------ Supplied information

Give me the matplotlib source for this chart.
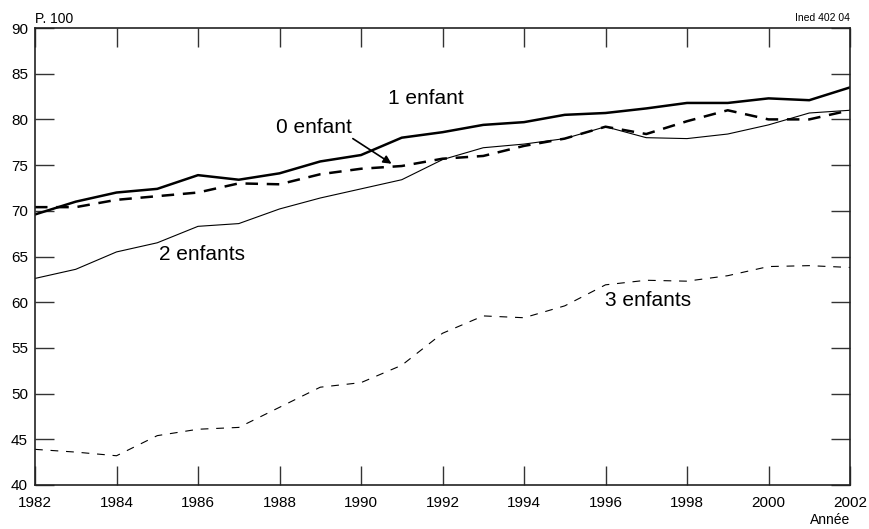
import matplotlib
matplotlib.use("Agg")
import matplotlib.pyplot as plt

plt.rcParams["font.family"] = ["Liberation Sans", "DejaVu Sans"]

years = list(range(1982, 2003))

enfant_0 = [70.4, 70.4, 71.2, 71.6, 72.0, 73.0, 72.9, 74.0, 74.6, 74.9, 75.7,
            76.0, 77.1, 77.9, 79.2, 78.4, 79.8, 81.0, 80.0, 80.0, 81.0]
enfant_1 = [69.6, 71.0, 72.0, 72.4, 73.9, 73.4, 74.1, 75.4, 76.1, 78.0, 78.6,
            79.4, 79.7, 80.5, 80.7, 81.2, 81.8, 81.8, 82.3, 82.1, 83.5]
enfant_2 = [62.6, 63.6, 65.5, 66.5, 68.3, 68.6, 70.2, 71.4, 72.4, 73.4, 75.6,
            76.9, 77.3, 77.9, 79.2, 78.0, 77.9, 78.4, 79.4, 80.7, 81.0]
enfant_3 = [43.9, 43.6, 43.2, 45.4, 46.1, 46.3, 48.5, 50.7, 51.2, 53.1, 56.6,
            58.5, 58.3, 59.6, 61.9, 62.4, 62.3, 62.9, 63.9, 64.0, 63.8]

x_ticks = list(range(1982, 2003, 2))
y_ticks = list(range(40, 91, 5))

fig = plt.figure(figsize=(8.7, 5.29), dpi=100)
ax = fig.add_axes([35 / 870, 44 / 529, 815 / 870, 457 / 529])

ax.plot(years, enfant_1, color="black", lw=1.8)
ax.plot(years, enfant_0, color="black", lw=1.8, dashes=(5, 3.5))
ax.plot(years, enfant_2, color="black", lw=0.8)
ax.plot(years, enfant_3, color="black", lw=0.8, dashes=(7, 7))

ax.set_xlim(1982, 2002)
ax.set_ylim(40, 90)
ax.set_xticks(x_ticks)
ax.set_yticks(y_ticks)
ax.tick_params(axis="both", direction="in", length=14, width=1, color="#333333",
               labelsize=11, top=True, right=True)
ax.tick_params(axis="x", pad=8)
ax.tick_params(axis="y", pad=5)
for s in ax.spines.values():
    s.set_linewidth(1.2)
    s.set_color("#222222")

# series labels
ax.text(1991.6, 82.3, "1 enfant", fontsize=15, ha="center", va="center")
ax.text(1988.85, 79.1, "0 enfant", fontsize=15, ha="center", va="center")
ax.annotate("", xy=(1990.75, 75.15), xytext=(1989.8, 77.9),
            arrowprops=dict(arrowstyle="-|>", color="black", lw=1.2,
                            mutation_scale=12, shrinkA=0, shrinkB=0))
ax.text(1986.1, 65.2, "2 enfants", fontsize=15, ha="center", va="center")
ax.text(1997.05, 60.2, "3 enfants", fontsize=15, ha="center", va="center")

ax.text(0, 1.004, "P. 100", transform=ax.transAxes, fontsize=10,
        ha="left", va="bottom")
ax.text(1, 1.012, "Ined 402 04", transform=ax.transAxes, fontsize=7.5,
        ha="right", va="bottom")
ax.text(1, -0.077, "Année", transform=ax.transAxes, fontsize=10,
        ha="right", va="center")

fig.savefig("out.png", dpi=100)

------------

[Request]
Repeat the lines above exactly, and keep every picture out.

[Response]
Give me the matplotlib source for this chart.
import matplotlib
matplotlib.use("Agg")
import matplotlib.pyplot as plt

plt.rcParams["font.family"] = ["Liberation Sans", "DejaVu Sans"]

years = list(range(1982, 2003))

enfant_0 = [70.4, 70.4, 71.2, 71.6, 72.0, 73.0, 72.9, 74.0, 74.6, 74.9, 75.7,
            76.0, 77.1, 77.9, 79.2, 78.4, 79.8, 81.0, 80.0, 80.0, 81.0]
enfant_1 = [69.6, 71.0, 72.0, 72.4, 73.9, 73.4, 74.1, 75.4, 76.1, 78.0, 78.6,
            79.4, 79.7, 80.5, 80.7, 81.2, 81.8, 81.8, 82.3, 82.1, 83.5]
enfant_2 = [62.6, 63.6, 65.5, 66.5, 68.3, 68.6, 70.2, 71.4, 72.4, 73.4, 75.6,
            76.9, 77.3, 77.9, 79.2, 78.0, 77.9, 78.4, 79.4, 80.7, 81.0]
enfant_3 = [43.9, 43.6, 43.2, 45.4, 46.1, 46.3, 48.5, 50.7, 51.2, 53.1, 56.6,
            58.5, 58.3, 59.6, 61.9, 62.4, 62.3, 62.9, 63.9, 64.0, 63.8]

x_ticks = list(range(1982, 2003, 2))
y_ticks = list(range(40, 91, 5))

fig = plt.figure(figsize=(8.7, 5.29), dpi=100)
ax = fig.add_axes([35 / 870, 44 / 529, 815 / 870, 457 / 529])

ax.plot(years, enfant_1, color="black", lw=1.8)
ax.plot(years, enfant_0, color="black", lw=1.8, dashes=(5, 3.5))
ax.plot(years, enfant_2, color="black", lw=0.8)
ax.plot(years, enfant_3, color="black", lw=0.8, dashes=(7, 7))

ax.set_xlim(1982, 2002)
ax.set_ylim(40, 90)
ax.set_xticks(x_ticks)
ax.set_yticks(y_ticks)
ax.tick_params(axis="both", direction="in", length=14, width=1, color="#333333",
               labelsize=11, top=True, right=True)
ax.tick_params(axis="x", pad=8)
ax.tick_params(axis="y", pad=5)
for s in ax.spines.values():
    s.set_linewidth(1.2)
    s.set_color("#222222")

# series labels
ax.text(1991.6, 82.3, "1 enfant", fontsize=15, ha="center", va="center")
ax.text(1988.85, 79.1, "0 enfant", fontsize=15, ha="center", va="center")
ax.annotate("", xy=(1990.75, 75.15), xytext=(1989.8, 77.9),
            arrowprops=dict(arrowstyle="-|>", color="black", lw=1.2,
                            mutation_scale=12, shrinkA=0, shrinkB=0))
ax.text(1986.1, 65.2, "2 enfants", fontsize=15, ha="center", va="center")
ax.text(1997.05, 60.2, "3 enfants", fontsize=15, ha="center", va="center")

ax.text(0, 1.004, "P. 100", transform=ax.transAxes, fontsize=10,
        ha="left", va="bottom")
ax.text(1, 1.012, "Ined 402 04", transform=ax.transAxes, fontsize=7.5,
        ha="right", va="bottom")
ax.text(1, -0.077, "Année", transform=ax.transAxes, fontsize=10,
        ha="right", va="center")

fig.savefig("out.png", dpi=100)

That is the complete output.